15:00-17:00   Room #123 (Graduate School of Math. Sci. Bldg.)
Sug Woo Shin (University of California, Berkeley)
Introduction to the Langlands-Rapoport conjecture (ENGLISH)
[ Abstract ]
In 1970s Langlands envisioned a program to compute the Hasse-Weil zeta functions of Shimura varieties as an alternating product of automorphic L-functions, which in particular implies the meromorphic continuation and functional equation for the zeta functions. In 1987, Langlands and Rapoport formulated a precise and far-reaching conjecture describing the set of points of Shimura varieties modulo p as an essential step towards the goal. The program has been largely carried out by Langlands, Kottwitz, and others for PEL-type Shimura varieties with striking applications to the local and global Langlands correspondences (which in turn led to further applications). We have started to understand the more general Hodge-type and abelian-type cases only recently, thanks to Kisin's work on the Langlands-Rapoport conjecture in the good reduction case. The lecture aims to give a gentle introduction to his seminal paper. After a brief introduction, the lecture is divided into four parts.
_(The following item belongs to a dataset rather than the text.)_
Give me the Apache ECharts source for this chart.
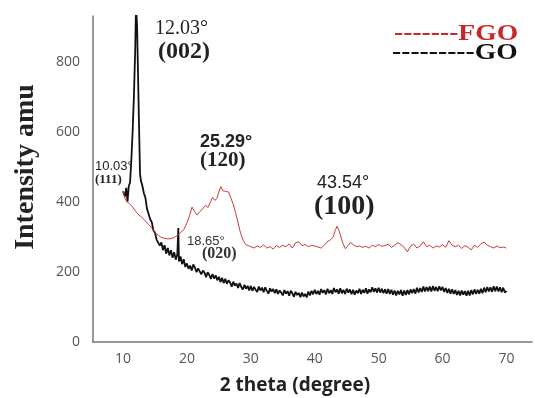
<!DOCTYPE html>
<html>
<head>
<meta charset="utf-8">
<script src="https://cdn.jsdelivr.net/npm/echarts@6/dist/echarts.min.js"></script>
<style>
  html, body { margin: 0; padding: 0; background: #fff; }
  #chart { width: 535px; height: 398px; }
</style>
</head>
<body>
<div id="chart"></div>
<script>
// XRD patterns
const goAngle = [
  10.0, 10.3, 10.5, 10.7, 10.9, 11.1, 11.3, 11.5, 11.7, 11.9, 12.03, 12.2, 12.35, 12.5, 12.66, 12.8,
  13.0, 13.25, 13.5, 13.75, 14.0, 14.25, 14.5, 14.75, 15.0, 15.25, 15.5, 15.75, 16.0, 16.25, 16.5, 16.75,
  17.0, 17.25, 17.5, 17.75, 18.0, 18.25, 18.5, 18.65, 18.75, 19.0, 19.25, 19.5, 19.75,
  20, 20.25, 20.5, 20.75, 21, 21.25, 21.5, 21.75,
  22, 22.25, 22.5, 22.75, 23, 23.25, 23.5, 23.75,
  24, 24.25, 24.5, 24.75, 25, 25.25, 25.5, 25.75,
  26, 26.25, 26.5, 26.75, 27, 27.25, 27.5, 27.75,
  28, 28.25, 28.5, 28.75, 29, 29.25, 29.5, 29.75,
  30, 30.25, 30.5, 30.75, 31, 31.25, 31.5, 31.75,
  32, 32.25, 32.5, 32.75, 33, 33.25, 33.5, 33.75,
  34, 34.25, 34.5, 34.75, 35, 35.25, 35.5, 35.75,
  36, 36.25, 36.5, 36.75, 37, 37.25, 37.5, 37.75,
  38, 38.25, 38.5, 38.75, 39, 39.25, 39.5, 39.75,
  40, 40.25, 40.5, 40.75, 41, 41.25, 41.5, 41.75,
  42, 42.25, 42.5, 42.75, 43, 43.25, 43.5, 43.75,
  44, 44.25, 44.5, 44.75, 45, 45.25, 45.5, 45.75,
  46, 46.25, 46.5, 46.75, 47, 47.25, 47.5, 47.75,
  48, 48.25, 48.5, 48.75, 49, 49.25, 49.5, 49.75,
  50, 50.25, 50.5, 50.75, 51, 51.25, 51.5, 51.75,
  52, 52.25, 52.5, 52.75, 53, 53.25, 53.5, 53.75,
  54, 54.25, 54.5, 54.75, 55, 55.25, 55.5, 55.75,
  56, 56.25, 56.5, 56.75, 57, 57.25, 57.5, 57.75,
  58, 58.25, 58.5, 58.75, 59, 59.25, 59.5, 59.75,
  60, 60.25, 60.5, 60.75, 61, 61.25, 61.5, 61.75,
  62, 62.25, 62.5, 62.75, 63, 63.25, 63.5, 63.75,
  64, 64.25, 64.5, 64.75, 65, 65.25, 65.5, 65.75,
  66, 66.25, 66.5, 66.75, 67, 67.25, 67.5, 67.75,
  68, 68.25, 68.5, 68.75, 69, 69.25, 69.5, 69.75,
  70
];
const goIntensity = [
  430, 415, 440, 400, 445, 455, 520, 600, 700, 830, 960, 900, 760, 620, 480, 460,
  448, 425, 412, 380, 378, 350, 342, 318, 312, 292, 296, 275, 284, 262, 276, 252,
  268, 247, 262, 240, 256, 235, 250, 325, 230, 244, 222, 236, 214,
  224, 209, 218, 204, 221, 212, 199, 210,
  207, 193, 204, 198, 185, 199, 191, 180,
  194, 181, 190, 176, 186, 171, 183, 168,
  180, 166, 176, 170, 158, 172, 161, 167,
  154, 168, 157, 150, 163, 152, 160, 147,
  160, 146, 157, 149, 143, 158, 147, 155,
  142, 156, 146, 138, 153, 144, 151, 139,
  150, 137, 147, 141, 133, 148, 138, 145,
  132, 146, 139, 129, 143, 134, 140, 128,
  141, 130, 137, 127, 144, 133, 146, 136,
  149, 137, 146, 135, 151, 140, 148, 136,
  152, 139, 148, 137, 154, 142, 150, 138,
  153, 139, 149, 137, 152, 141, 150, 136,
  149, 135, 147, 139, 152, 137, 149, 140,
  153, 138, 150, 142, 156, 143, 153, 141,
  155, 141, 152, 139, 150, 138, 151, 137,
  149, 135, 147, 133, 146, 136, 148, 132,
  147, 134, 148, 136, 150, 139, 151, 138,
  155, 141, 154, 143, 158, 144, 157, 145,
  158, 144, 160, 146, 157, 145, 159, 147,
  157, 143, 154, 140, 152, 138, 150, 137,
  148, 134, 146, 133, 147, 135, 145, 132,
  146, 133, 148, 136, 150, 137, 149, 138,
  152, 139, 155, 142, 157, 144, 156, 143,
  159, 145, 158, 144, 156, 142, 155, 141,
  146
];

const fgoAngle = [
  10.0, 10.3, 10.6, 11.0, 11.5, 12.0, 12.5, 13.0, 13.5, 14.0, 14.5, 15.0, 15.5, 16.0, 16.5, 17.0, 17.5,
  18.0, 18.5, 19.0, 19.5, 20.0, 20.4, 20.8, 21.2, 21.6, 22.0, 22.5, 22.9, 23.3, 23.7, 24.0, 24.4, 24.7,
  25.0, 25.3, 25.6, 26.0, 26.5, 26.9, 27.2, 27.6, 28.0, 28.4, 28.8, 29.2, 29.6, 30.0,
  30.5, 31, 31.5, 32, 32.5, 33, 33.5, 34, 34.5, 35, 35.5, 36, 36.5, 37, 37.5, 38, 38.5, 39, 39.5, 40,
  40.5, 41, 41.3, 41.7, 42.1, 42.5, 42.9, 43.2, 43.5, 43.8, 44.1, 44.4, 44.8, 45.2, 45.6, 46, 46.5, 47,
  47.5, 48, 48.5, 49, 49.5, 50, 50.5, 51, 51.5, 52, 52.5, 53, 53.5, 54, 54.5, 55, 55.5, 56, 56.5, 57,
  57.5, 58, 58.5, 59, 59.5, 60, 60.5, 61, 61.5, 62, 62.5, 63, 63.5, 64, 64.5, 65, 65.5, 66, 66.5, 67,
  67.5, 68, 68.5, 69, 69.5, 70
];
const fgoIntensity = [
  430, 410, 400, 395, 385, 372, 362, 355, 345, 335, 325, 312, 305, 298, 296, 294, 295,
  298, 304, 312, 320, 340, 360, 385, 372, 362, 372, 380, 390, 384, 400, 412, 404, 410,
  428, 443, 432, 430, 428, 410, 395, 370, 340, 310, 290, 278, 275, 272,
  268, 274, 270, 277, 268, 272, 265, 275, 270, 276, 272, 280, 268, 283, 286, 275, 278, 272, 276, 274,
  271, 268, 265, 280, 288, 292, 300, 318, 330, 318, 300, 282, 266, 275, 284, 278, 272, 274,
  270, 273, 268, 276, 272, 278, 273, 275, 279, 270, 276, 283, 278, 270, 257, 274, 279, 268, 274, 286,
  272, 276, 268, 274, 271, 278, 270, 289, 276, 272, 276, 267, 275, 270, 263, 276, 270, 280, 285, 276,
  272, 268, 274, 269, 271, 268
];

const xTickLabels = [10, 20, 30, 40, 50, 60, 70];

const chart = echarts.init(document.getElementById('chart'), null, { renderer: 'canvas' });

const serif = '"Liberation Serif", "DejaVu Serif", serif';
const sans = '"Liberation Sans", Arial, sans-serif';
const tickFont = '"Open Sans", sans-serif';

// small helper for the free-standing labels of the figure
function label(text, x, y, font, fill, extra) {
  return Object.assign({
    type: 'text', x: x, y: y,
    style: { text: text, font: font, fill: fill || '#222', verticalAlign: 'middle' }
  }, extra || {});
}

const option = {
  backgroundColor: '#fff',
  animation: false,
  grid: { left: 93, right: 3, top: 16, bottom: 56 },
  xAxis: {
    type: 'value',
    min: 5.3,
    max: 74,
    axisLine: { lineStyle: { color: '#777', width: 1.5 } },
    axisTick: { show: false },
    splitLine: { show: false },
    axisLabel: {
      customValues: xTickLabels,
      color: '#555',
      fontFamily: tickFont,
      fontSize: 14,
      margin: 10
    }
  },
  yAxis: {
    type: 'value',
    min: 0,
    max: 930,
    interval: 200,
    axisLine: { show: true, lineStyle: { color: '#777', width: 1.5 } },
    axisTick: { show: false },
    splitLine: { show: false },
    axisLabel: {
      showMaxLabel: false,
      color: '#555',
      fontFamily: tickFont,
      fontSize: 14,
      margin: 13
    }
  },
  series: [
    {
      name: 'FGO',
      type: 'line',
      showSymbol: false,
      clip: true,
      lineStyle: { color: '#d03a3a', width: 1 },
      data: fgoAngle.map((a, i) => [a, fgoIntensity[i]]),
      z: 3
    },
    {
      name: 'GO',
      type: 'line',
      showSymbol: false,
      clip: true,
      lineStyle: { color: '#111', width: 1.8 },
      data: goAngle.map((a, i) => [a, goIntensity[i]]),
      z: 2
    }
  ],
  graphic: [
    // axis titles
    {
      type: 'text', x: 26, y: 167, rotation: Math.PI / 2,
      style: { text: 'Intensity amu', font: 'bold 28px ' + serif, fill: '#222', align: 'center', verticalAlign: 'middle' }
    },
    {
      type: 'text', x: 295, y: 386,
      style: { text: '2 theta (degree)', font: 'bold 19px ' + tickFont, fill: '#222', align: 'center', verticalAlign: 'middle' }
    },
    // legend drawn as text, as in the original figure
    label('-------FGO', 394, 34, 'bold 23px ' + serif, '#c82828', { scaleX: 1.2 }),
    label('---------GO', 392, 53, 'bold 23px ' + serif, '#111', { scaleX: 1.2 }),
    // peak annotations
    label('12.03°', 155, 29, '20px ' + serif),
    label('(002)', 158, 52, 'bold 24px ' + serif),
    label('10.03°', 95, 166, '13px ' + sans),
    label('(111)', 95, 180, 'bold 13px ' + serif),
    label('25.29°', 200, 142, 'bold 18px ' + sans),
    label('(120)', 200, 161, 'bold 21px ' + serif),
    label('43.54°', 317, 183, '18px ' + sans),
    label('(100)', 314, 207, 'bold 28px ' + serif),
    label('18.65°', 187, 241, '13px ' + sans, '#333'),
    label('(020)', 202, 254, 'bold 16px ' + serif, '#333')
  ]
};

chart.setOption(option);
</script>
</body>
</html>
(i) Shimura varieties: We introduce Shimura varieties of Hodge type and abelian type and their integral models.
(ii) Statement of the conjecture: After setting up the language of
Galois gerbs, we state the Langlands-Rapoport conjecture.
(iii) Sketch of Kisin's proof: We sketch Kisin's proof of the conjecture for Shimura varieties of Hodge type.
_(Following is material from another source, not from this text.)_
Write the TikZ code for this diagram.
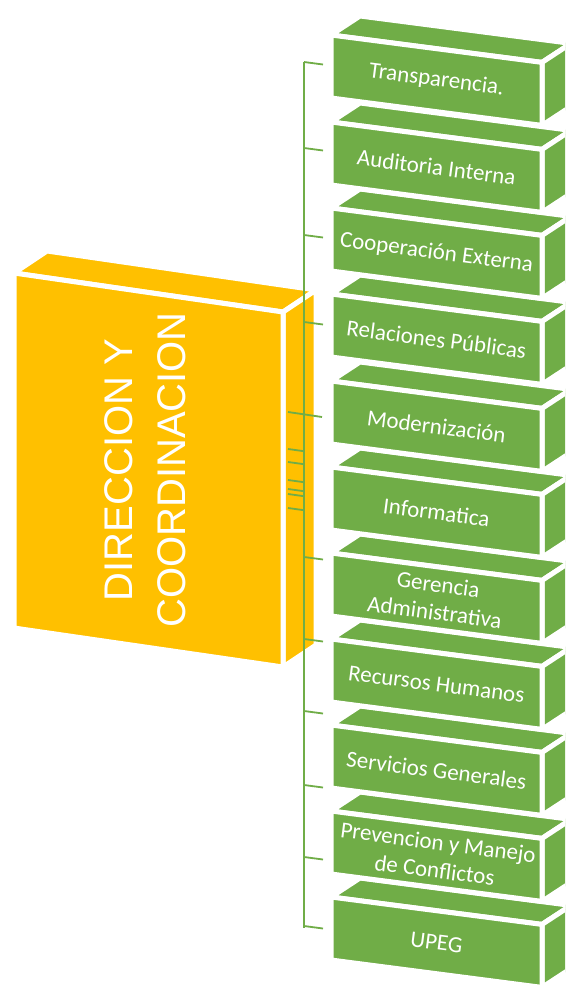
\documentclass[tikz,border=0pt]{standalone}
\usepackage{fontspec}
\setmainfont{Carlito}
\newfontfamily\yfont{Liberation Sans}
\definecolor{ofgreen}{RGB}{112,173,71}
\definecolor{ofyellow}{RGB}{255,192,0}
\tikzset{
  face/.style={draw=white, line width=5pt, line join=round},
  gface/.style={face, fill=ofgreen},
  yface/.style={face, fill=ofyellow},
  gtext/.style={text=white, font=\fontsize{23}{28}\selectfont, align=center, rotate=-7.4, inner sep=0pt},
  ytext/.style={text=white, font=\yfont\fontsize{40}{53}\selectfont, align=center, rotate=90, inner sep=0pt},
  conn/.style={draw=ofgreen, line width=1.8pt},
}
\newcommand\greenbox[3]{%
  \path[gface] (331,#2) -- (360,{#2-19}) -- (571,{#2+8.4}) -- (542,{#2+27.4}) -- cycle;
  \path[gface] (542,{#2+27.4}) -- (571,{#2+8.4}) -- (571,{#2+71.4}) -- (542,{#2+90.4}) -- cycle;
  \path[gface] (331,#2) -- (542,{#2+27.4}) -- (542,{#2+90.4}) -- (331,{#2+63}) -- cycle;
  \node[gtext] (#1) at (436.5,{#2+45.2}) {#3};
}
\begin{document}
\begin{tikzpicture}[x=1pt,y=-1pt]
\useasboundingbox (0,0) rectangle (565,985);
\clip (0,0) rectangle (565,985);
% yellow box
\path[yface] (14,273) -- (47,251) -- (316,290) -- (283,312) -- cycle;
\path[yface] (283,312) -- (316,290) -- (316,645) -- (283,667) -- cycle;
\path[yface] (14,273) -- (283,312) -- (283,667) -- (14,628) -- cycle;
\node[ytext] (dir) at (145,470) {DIRECCION Y\\COORDINACION};
% green boxes, bottom to top
\greenbox{b11}{897}{UPEG}
\greenbox{b10}{811}{Prevencion y Manejo\\de Conflictos}
\greenbox{b9}{725}{Servicios Generales}
\greenbox{b8}{639}{Recursos Humanos}
\greenbox{b7}{553}{Gerencia\\Administrativa}
\greenbox{b6}{467}{Informatica}
\greenbox{b5}{381}{Modernización}
\greenbox{b4}{294}{Relaciones Públicas}
\greenbox{b3}{208}{Cooperación Externa}
\greenbox{b2}{122}{Auditoria Interna}
\greenbox{b1}{35}{Transparencia.}
% connectors
\coordinate (spinetop) at (304,62);
\coordinate (spinebot) at (304,928);
\draw[conn] (spinetop) -- (spinebot);
\foreach \y [count=\i] in {62,148,235,322,557,639,711,785,857,926}{
  \coordinate (ra\i) at (304,\y);
  \coordinate (rb\i) at (323,{\y+2.5});
  \draw[conn] (ra\i) -- (rb\i);
}
\coordinate (ma) at (288,412);
\coordinate (mb) at (322,417);
\draw[conn] (ma) -- (mb);
\foreach \y [count=\i] in {449,462,480,489,494,508}{
  \coordinate (la\i) at (288,\y);
  \coordinate (lb\i) at (304,{\y+2.2});
  \draw[conn] (la\i) -- (lb\i);
}
\end{tikzpicture}
\end{document}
(iv) Counting fixed points: Following forthcoming work of Kisin, Y. Zhu, and the speaker, we explain how to apply the Langlands-Rapoport conjecture to count fixed-points of
Hecke-Frobenius correspondences.
[ Reference URL ]
http://fmsp.ms.u-tokyo.ac.jp/FMSPLectures_SugWooShin.pdf

Tuesday Seminar on Topology

17:00-18:30   Room #056 (Graduate School of Math. Sci. Bldg.)
Dan Cristofaro-Gardiner (University of California, Santa Cruz)
Beyond the Weinstein conjecture (ENGLISH)
[ Abstract ]
The Weinstein conjecture states that any Reeb vector field on a closed manifold has at least one closed orbit. The three-dimensional case of this conjecture was proved by Taubes in 2007, and Hutchings and I later showed that in this case there are always at least 2 orbits. While examples exist with exactly two orbits, one expects that this lower bound can be significantly improved with additional assumptions. For example, a theorem of Hofer, Wysocki, and Zehnder states that a generic nondegenerate Reeb vector field associated to the "standard" contact structure on $S^3$ has either 2, or infinitely many, closed orbits. We prove that any nondegenerate Reeb vector field has 2 or infinitely many closed orbits as long as the associated contact structure has torsion first Chern class. This is joint work with Mike Hutchings and Dan Pomerleano.